**Data section**.
□ □ □ □ □ □ □

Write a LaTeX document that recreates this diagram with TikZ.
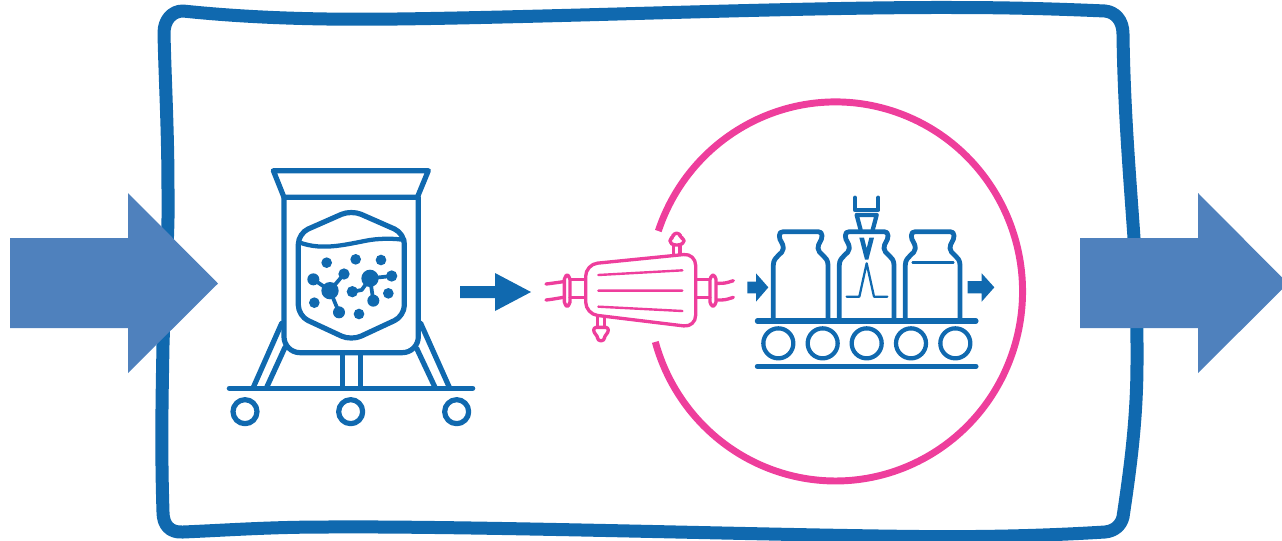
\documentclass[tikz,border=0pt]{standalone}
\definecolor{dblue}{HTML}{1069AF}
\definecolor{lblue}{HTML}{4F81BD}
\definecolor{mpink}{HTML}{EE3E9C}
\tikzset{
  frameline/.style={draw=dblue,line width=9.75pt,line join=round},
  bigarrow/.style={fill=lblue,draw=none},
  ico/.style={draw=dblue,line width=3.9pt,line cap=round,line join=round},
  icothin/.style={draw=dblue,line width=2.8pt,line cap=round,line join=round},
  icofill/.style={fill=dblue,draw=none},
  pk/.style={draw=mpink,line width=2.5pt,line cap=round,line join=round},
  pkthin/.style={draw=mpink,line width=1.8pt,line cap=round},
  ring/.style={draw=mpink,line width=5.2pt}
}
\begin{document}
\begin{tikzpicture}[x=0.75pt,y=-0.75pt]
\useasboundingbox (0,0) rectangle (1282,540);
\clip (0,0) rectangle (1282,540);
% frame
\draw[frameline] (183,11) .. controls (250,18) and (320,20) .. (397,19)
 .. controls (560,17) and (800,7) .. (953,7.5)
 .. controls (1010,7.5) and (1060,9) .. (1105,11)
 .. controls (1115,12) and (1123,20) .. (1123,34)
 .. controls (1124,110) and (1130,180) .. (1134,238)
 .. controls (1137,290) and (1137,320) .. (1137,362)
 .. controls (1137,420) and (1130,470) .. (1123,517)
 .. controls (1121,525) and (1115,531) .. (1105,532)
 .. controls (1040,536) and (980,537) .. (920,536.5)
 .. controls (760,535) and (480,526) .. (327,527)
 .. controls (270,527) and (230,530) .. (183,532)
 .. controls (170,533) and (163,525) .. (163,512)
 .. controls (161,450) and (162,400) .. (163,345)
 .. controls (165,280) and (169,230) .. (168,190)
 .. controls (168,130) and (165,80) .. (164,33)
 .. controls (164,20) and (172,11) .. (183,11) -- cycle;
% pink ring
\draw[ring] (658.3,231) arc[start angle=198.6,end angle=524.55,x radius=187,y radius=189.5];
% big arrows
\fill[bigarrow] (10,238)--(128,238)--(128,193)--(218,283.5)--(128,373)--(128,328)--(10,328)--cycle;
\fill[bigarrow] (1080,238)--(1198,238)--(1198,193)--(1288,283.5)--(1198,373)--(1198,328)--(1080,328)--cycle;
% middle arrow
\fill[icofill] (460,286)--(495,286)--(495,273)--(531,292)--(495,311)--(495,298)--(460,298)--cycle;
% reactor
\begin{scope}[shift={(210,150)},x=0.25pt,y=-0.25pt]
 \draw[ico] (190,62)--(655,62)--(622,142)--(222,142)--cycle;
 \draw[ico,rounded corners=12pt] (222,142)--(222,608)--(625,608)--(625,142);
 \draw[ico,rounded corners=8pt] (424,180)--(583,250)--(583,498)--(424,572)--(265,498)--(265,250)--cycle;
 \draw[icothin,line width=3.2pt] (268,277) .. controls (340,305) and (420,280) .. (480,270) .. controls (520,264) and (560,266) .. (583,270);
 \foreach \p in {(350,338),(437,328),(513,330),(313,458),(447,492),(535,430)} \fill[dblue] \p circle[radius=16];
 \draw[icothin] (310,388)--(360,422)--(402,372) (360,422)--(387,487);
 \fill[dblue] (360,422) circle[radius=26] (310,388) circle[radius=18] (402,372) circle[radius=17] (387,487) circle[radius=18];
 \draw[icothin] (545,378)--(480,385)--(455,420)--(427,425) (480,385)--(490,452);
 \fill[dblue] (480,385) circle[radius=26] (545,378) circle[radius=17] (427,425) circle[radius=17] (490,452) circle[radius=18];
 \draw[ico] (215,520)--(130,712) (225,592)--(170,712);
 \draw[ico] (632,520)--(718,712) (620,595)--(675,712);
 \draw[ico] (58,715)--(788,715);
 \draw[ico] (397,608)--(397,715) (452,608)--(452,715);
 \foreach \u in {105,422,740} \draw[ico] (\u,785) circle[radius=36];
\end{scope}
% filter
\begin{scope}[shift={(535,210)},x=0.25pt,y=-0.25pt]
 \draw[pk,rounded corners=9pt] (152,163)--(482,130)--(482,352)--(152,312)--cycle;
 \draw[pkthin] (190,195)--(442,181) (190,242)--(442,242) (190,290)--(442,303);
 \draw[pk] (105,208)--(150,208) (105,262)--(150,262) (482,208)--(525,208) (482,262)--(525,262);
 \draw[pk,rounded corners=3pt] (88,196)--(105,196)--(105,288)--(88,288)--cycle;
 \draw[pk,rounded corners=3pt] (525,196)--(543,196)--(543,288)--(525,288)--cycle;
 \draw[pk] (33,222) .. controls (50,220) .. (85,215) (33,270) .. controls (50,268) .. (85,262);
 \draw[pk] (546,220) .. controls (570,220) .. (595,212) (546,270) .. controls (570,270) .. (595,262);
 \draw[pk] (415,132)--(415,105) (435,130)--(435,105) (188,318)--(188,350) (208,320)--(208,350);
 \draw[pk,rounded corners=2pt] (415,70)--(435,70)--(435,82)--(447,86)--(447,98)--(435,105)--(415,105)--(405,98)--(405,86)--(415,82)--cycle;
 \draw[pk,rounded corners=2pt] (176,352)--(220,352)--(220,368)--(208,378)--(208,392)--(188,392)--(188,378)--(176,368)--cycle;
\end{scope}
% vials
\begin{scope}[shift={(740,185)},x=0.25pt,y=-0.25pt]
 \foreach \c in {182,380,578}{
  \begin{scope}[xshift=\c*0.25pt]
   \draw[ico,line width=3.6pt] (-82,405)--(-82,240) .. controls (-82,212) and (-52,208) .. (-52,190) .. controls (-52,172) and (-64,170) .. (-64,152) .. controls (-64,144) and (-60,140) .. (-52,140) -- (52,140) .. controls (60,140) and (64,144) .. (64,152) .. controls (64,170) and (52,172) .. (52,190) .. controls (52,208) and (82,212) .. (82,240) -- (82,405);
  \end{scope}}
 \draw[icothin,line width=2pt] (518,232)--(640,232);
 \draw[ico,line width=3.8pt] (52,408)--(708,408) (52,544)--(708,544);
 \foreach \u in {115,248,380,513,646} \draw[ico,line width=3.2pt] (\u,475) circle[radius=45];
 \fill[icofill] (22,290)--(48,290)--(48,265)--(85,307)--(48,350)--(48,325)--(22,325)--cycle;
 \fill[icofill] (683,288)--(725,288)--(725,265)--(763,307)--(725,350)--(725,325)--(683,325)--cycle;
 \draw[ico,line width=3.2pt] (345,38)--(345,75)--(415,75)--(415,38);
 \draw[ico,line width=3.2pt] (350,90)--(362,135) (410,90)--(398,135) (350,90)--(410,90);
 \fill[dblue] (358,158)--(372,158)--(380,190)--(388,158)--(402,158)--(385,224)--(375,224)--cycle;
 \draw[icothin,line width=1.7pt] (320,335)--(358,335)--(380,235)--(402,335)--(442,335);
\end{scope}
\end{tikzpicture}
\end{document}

□ □ □ □ □ □ □

**Work to complete**. Exactly as written, return every line of the listing, but not the pictures.

**Solution**.
Write a LaTeX document that recreates this diagram with TikZ.
\documentclass[tikz,border=0pt]{standalone}
\definecolor{dblue}{HTML}{1069AF}
\definecolor{lblue}{HTML}{4F81BD}
\definecolor{mpink}{HTML}{EE3E9C}
\tikzset{
  frameline/.style={draw=dblue,line width=9.75pt,line join=round},
  bigarrow/.style={fill=lblue,draw=none},
  ico/.style={draw=dblue,line width=3.9pt,line cap=round,line join=round},
  icothin/.style={draw=dblue,line width=2.8pt,line cap=round,line join=round},
  icofill/.style={fill=dblue,draw=none},
  pk/.style={draw=mpink,line width=2.5pt,line cap=round,line join=round},
  pkthin/.style={draw=mpink,line width=1.8pt,line cap=round},
  ring/.style={draw=mpink,line width=5.2pt}
}
\begin{document}
\begin{tikzpicture}[x=0.75pt,y=-0.75pt]
\useasboundingbox (0,0) rectangle (1282,540);
\clip (0,0) rectangle (1282,540);
% frame
\draw[frameline] (183,11) .. controls (250,18) and (320,20) .. (397,19)
 .. controls (560,17) and (800,7) .. (953,7.5)
 .. controls (1010,7.5) and (1060,9) .. (1105,11)
 .. controls (1115,12) and (1123,20) .. (1123,34)
 .. controls (1124,110) and (1130,180) .. (1134,238)
 .. controls (1137,290) and (1137,320) .. (1137,362)
 .. controls (1137,420) and (1130,470) .. (1123,517)
 .. controls (1121,525) and (1115,531) .. (1105,532)
 .. controls (1040,536) and (980,537) .. (920,536.5)
 .. controls (760,535) and (480,526) .. (327,527)
 .. controls (270,527) and (230,530) .. (183,532)
 .. controls (170,533) and (163,525) .. (163,512)
 .. controls (161,450) and (162,400) .. (163,345)
 .. controls (165,280) and (169,230) .. (168,190)
 .. controls (168,130) and (165,80) .. (164,33)
 .. controls (164,20) and (172,11) .. (183,11) -- cycle;
% pink ring
\draw[ring] (658.3,231) arc[start angle=198.6,end angle=524.55,x radius=187,y radius=189.5];
% big arrows
\fill[bigarrow] (10,238)--(128,238)--(128,193)--(218,283.5)--(128,373)--(128,328)--(10,328)--cycle;
\fill[bigarrow] (1080,238)--(1198,238)--(1198,193)--(1288,283.5)--(1198,373)--(1198,328)--(1080,328)--cycle;
% middle arrow
\fill[icofill] (460,286)--(495,286)--(495,273)--(531,292)--(495,311)--(495,298)--(460,298)--cycle;
% reactor
\begin{scope}[shift={(210,150)},x=0.25pt,y=-0.25pt]
 \draw[ico] (190,62)--(655,62)--(622,142)--(222,142)--cycle;
 \draw[ico,rounded corners=12pt] (222,142)--(222,608)--(625,608)--(625,142);
 \draw[ico,rounded corners=8pt] (424,180)--(583,250)--(583,498)--(424,572)--(265,498)--(265,250)--cycle;
 \draw[icothin,line width=3.2pt] (268,277) .. controls (340,305) and (420,280) .. (480,270) .. controls (520,264) and (560,266) .. (583,270);
 \foreach \p in {(350,338),(437,328),(513,330),(313,458),(447,492),(535,430)} \fill[dblue] \p circle[radius=16];
 \draw[icothin] (310,388)--(360,422)--(402,372) (360,422)--(387,487);
 \fill[dblue] (360,422) circle[radius=26] (310,388) circle[radius=18] (402,372) circle[radius=17] (387,487) circle[radius=18];
 \draw[icothin] (545,378)--(480,385)--(455,420)--(427,425) (480,385)--(490,452);
 \fill[dblue] (480,385) circle[radius=26] (545,378) circle[radius=17] (427,425) circle[radius=17] (490,452) circle[radius=18];
 \draw[ico] (215,520)--(130,712) (225,592)--(170,712);
 \draw[ico] (632,520)--(718,712) (620,595)--(675,712);
 \draw[ico] (58,715)--(788,715);
 \draw[ico] (397,608)--(397,715) (452,608)--(452,715);
 \foreach \u in {105,422,740} \draw[ico] (\u,785) circle[radius=36];
\end{scope}
% filter
\begin{scope}[shift={(535,210)},x=0.25pt,y=-0.25pt]
 \draw[pk,rounded corners=9pt] (152,163)--(482,130)--(482,352)--(152,312)--cycle;
 \draw[pkthin] (190,195)--(442,181) (190,242)--(442,242) (190,290)--(442,303);
 \draw[pk] (105,208)--(150,208) (105,262)--(150,262) (482,208)--(525,208) (482,262)--(525,262);
 \draw[pk,rounded corners=3pt] (88,196)--(105,196)--(105,288)--(88,288)--cycle;
 \draw[pk,rounded corners=3pt] (525,196)--(543,196)--(543,288)--(525,288)--cycle;
 \draw[pk] (33,222) .. controls (50,220) .. (85,215) (33,270) .. controls (50,268) .. (85,262);
 \draw[pk] (546,220) .. controls (570,220) .. (595,212) (546,270) .. controls (570,270) .. (595,262);
 \draw[pk] (415,132)--(415,105) (435,130)--(435,105) (188,318)--(188,350) (208,320)--(208,350);
 \draw[pk,rounded corners=2pt] (415,70)--(435,70)--(435,82)--(447,86)--(447,98)--(435,105)--(415,105)--(405,98)--(405,86)--(415,82)--cycle;
 \draw[pk,rounded corners=2pt] (176,352)--(220,352)--(220,368)--(208,378)--(208,392)--(188,392)--(188,378)--(176,368)--cycle;
\end{scope}
% vials
\begin{scope}[shift={(740,185)},x=0.25pt,y=-0.25pt]
 \foreach \c in {182,380,578}{
  \begin{scope}[xshift=\c*0.25pt]
   \draw[ico,line width=3.6pt] (-82,405)--(-82,240) .. controls (-82,212) and (-52,208) .. (-52,190) .. controls (-52,172) and (-64,170) .. (-64,152) .. controls (-64,144) and (-60,140) .. (-52,140) -- (52,140) .. controls (60,140) and (64,144) .. (64,152) .. controls (64,170) and (52,172) .. (52,190) .. controls (52,208) and (82,212) .. (82,240) -- (82,405);
  \end{scope}}
 \draw[icothin,line width=2pt] (518,232)--(640,232);
 \draw[ico,line width=3.8pt] (52,408)--(708,408) (52,544)--(708,544);
 \foreach \u in {115,248,380,513,646} \draw[ico,line width=3.2pt] (\u,475) circle[radius=45];
 \fill[icofill] (22,290)--(48,290)--(48,265)--(85,307)--(48,350)--(48,325)--(22,325)--cycle;
 \fill[icofill] (683,288)--(725,288)--(725,265)--(763,307)--(725,350)--(725,325)--(683,325)--cycle;
 \draw[ico,line width=3.2pt] (345,38)--(345,75)--(415,75)--(415,38);
 \draw[ico,line width=3.2pt] (350,90)--(362,135) (410,90)--(398,135) (350,90)--(410,90);
 \fill[dblue] (358,158)--(372,158)--(380,190)--(388,158)--(402,158)--(385,224)--(375,224)--cycle;
 \draw[icothin,line width=1.7pt] (320,335)--(358,335)--(380,235)--(402,335)--(442,335);
\end{scope}
\end{tikzpicture}
\end{document}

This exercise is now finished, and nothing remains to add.